Zeke clenched his fists. Without a word, he turned and left the room, moving past me with his head down. I watched the door swing shut and hesitated, torn between rushing after him and giving him space. If he was upset, he might want to be alone to grieve for his family in peace. But he was also a vampire now. And I knew how quickly sorrow could turn into a blinding, bloodthirsty rage, as the monster lashed out at everything around it.
I looked at Kanin, and he nodded. “Go,” he murmured, and I went, slipping through the door into the hall, searching for Zeke.
I found him on a narrow pier over the lake, well away from the building and the wounded people inside. The icy wind tugged at his hair and shirt, tiny flurries dancing around him and settling on his bare skin, but he didn’t move as I approached.

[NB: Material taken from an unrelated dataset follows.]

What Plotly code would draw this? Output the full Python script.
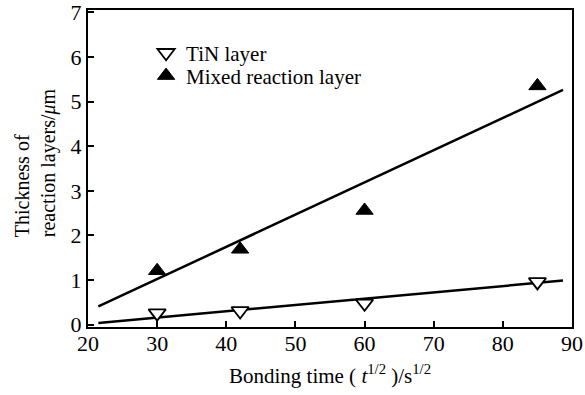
import plotly.graph_objects as go

bond_x = [30, 42, 60, 85]
tin_y = [0.26, 0.31, 0.48, 0.96]
mixed_y = [1.21, 1.69, 2.56, 5.35]
fit_x = [21.5, 88.7]
tin_fit = [0.04, 0.99]
mixed_fit = [0.41, 5.26]
x_ticks = [20, 30, 40, 50, 60, 70, 80, 90]
y_ticks = [0, 1, 2, 3, 4, 5, 6, 7]

FONT = "Liberation Serif"

fig = go.Figure()
fig.add_trace(go.Scatter(x=fit_x, y=mixed_fit, mode="lines",
                         line=dict(color="black", width=2.5), showlegend=False))
fig.add_trace(go.Scatter(x=fit_x, y=tin_fit, mode="lines",
                         line=dict(color="black", width=2.5), showlegend=False))
fig.add_trace(go.Scatter(x=bond_x, y=tin_y, mode="markers", name="TiN layer",
                         legend="legend",
                         marker=dict(symbol="triangle-down", size=15, color="white",
                                     line=dict(color="black", width=1.8))))
fig.add_trace(go.Scatter(x=bond_x, y=mixed_y, mode="markers", name="Mixed reaction layer",
                         legend="legend2",
                         marker=dict(symbol="triangle-up", size=15, color="black",
                                     line=dict(color="black", width=1))))

axis_common = dict(showline=True, linecolor="black", linewidth=2, ticks="inside",
                   ticklen=6, tickwidth=1.5, tickcolor="black", mirror=True,
                   showgrid=False, zeroline=False, automargin=False,
                   ticklabeloverflow="allow",
                   tickfont=dict(family=FONT, size=22, color="black"))

fig.update_xaxes(range=[20, 90], tickvals=x_ticks, ticklabelstandoff=-4,
                 title=dict(text="Bonding time ( <i>t</i><sup>1/2</sup> )/s<sup>1/2</sup>",
                            font=dict(family=FONT, size=21, color="black"), standoff=13),
                 **axis_common)
fig.update_yaxes(range=[-0.05, 7.05], tickvals=y_ticks, **axis_common)

fig.add_annotation(text="Thickness of<br>reaction layers/<i>μ</i>m", textangle=-90,
                   xref="paper", yref="paper", x=-0.108, y=0.519,
                   xanchor="center", yanchor="middle", align="left", showarrow=False,
                   font=dict(family=FONT, size=20, color="black"))

legend_common = dict(xanchor="left", yanchor="middle", bgcolor="rgba(0,0,0,0)",
                     font=dict(family=FONT, size=21, color="black"), itemwidth=30)

fig.update_layout(
    width=585, height=395,
    margin=dict(l=88, r=13, t=10, b=68, autoexpand=False),
    paper_bgcolor="white", plot_bgcolor="white",
    font=dict(family=FONT, color="black"),
    legend=dict(x=0.12, y=0.864, **legend_common),
    legend2=dict(x=0.12, y=0.792, **legend_common),
)

fig.write_html("out.html", config={"displayModeBar": False},
               post_script="document.body.style.margin='0';document.body.style.overflow='hidden';")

He didn’t answer. Stepping up beside him, I peeked at his face. It was dry, no red tracks slicing down his cheeks, but his expression was blank once more. Alarmed, I put my hand on his arm, trying to get him to look at me. “Hey.”
“I’m fine, Allie.” His voice was low, tight. He didn’t sound fine. He sounded like he was barely hanging on to a swirling mess of emotion inside. I stared at him, worried. “I’ll be all right,” Zeke insisted. “I’m just…”
Bowing his head, he shuddered, and the first red tear slipped from his eye, dropping into the water. It made my throat tighten with sympathy, but it also sent a shiver of relief through me. Horrible as it was, he was still letting himself feel something.
“They’re gone,” he whispered, making a lump rise to my throat. And I forgot about the monster’s indifference, wishing I knew what to say. “My family is dead. I’m the only one left.”
“We don’t know that,” I said gently. Near his feet, the waters of Lake Erie lapped against the pier, a quiet, somehow ominous rhythm. “They could still be out there.”
“They’re kids,” Zeke murmured. “And it’s been days. How could they survive, alone, with the rabids? And Sarren?”
I swallowed. I didn’t know how they could still be alive, either. It wasn’t fair that those two little kids had to die, killed by rabids and a deranged vampire, after they’d come so far.
That they’d survived the entire journey to Eden, only to die in the very place that was supposed to be safe.
But the world didn’t care about that; it was ruthless and brutal and merciless, just like Sarren, and not even people like Caleb and Bethany were immune to its darkness.
Zeke suddenly raised his head and roared, baring his fangs and making my heart jump to my throat. I tensed, but immediately after, he dropped his head, clenching his fists so hard his knuckles turned white. “My fault,” he whispered. “This is my fault. I gave Sarren the information . I told him where Eden was. He wouldn’t have come here if it wasn’t for me—”
Stepping forward, I slipped my arms around him, pinning his arms to his sides as I pressed close. He stiffened, but didn’t fight me, and we stood there on the banks of the lake, the wind tugging and snapping at our clothes.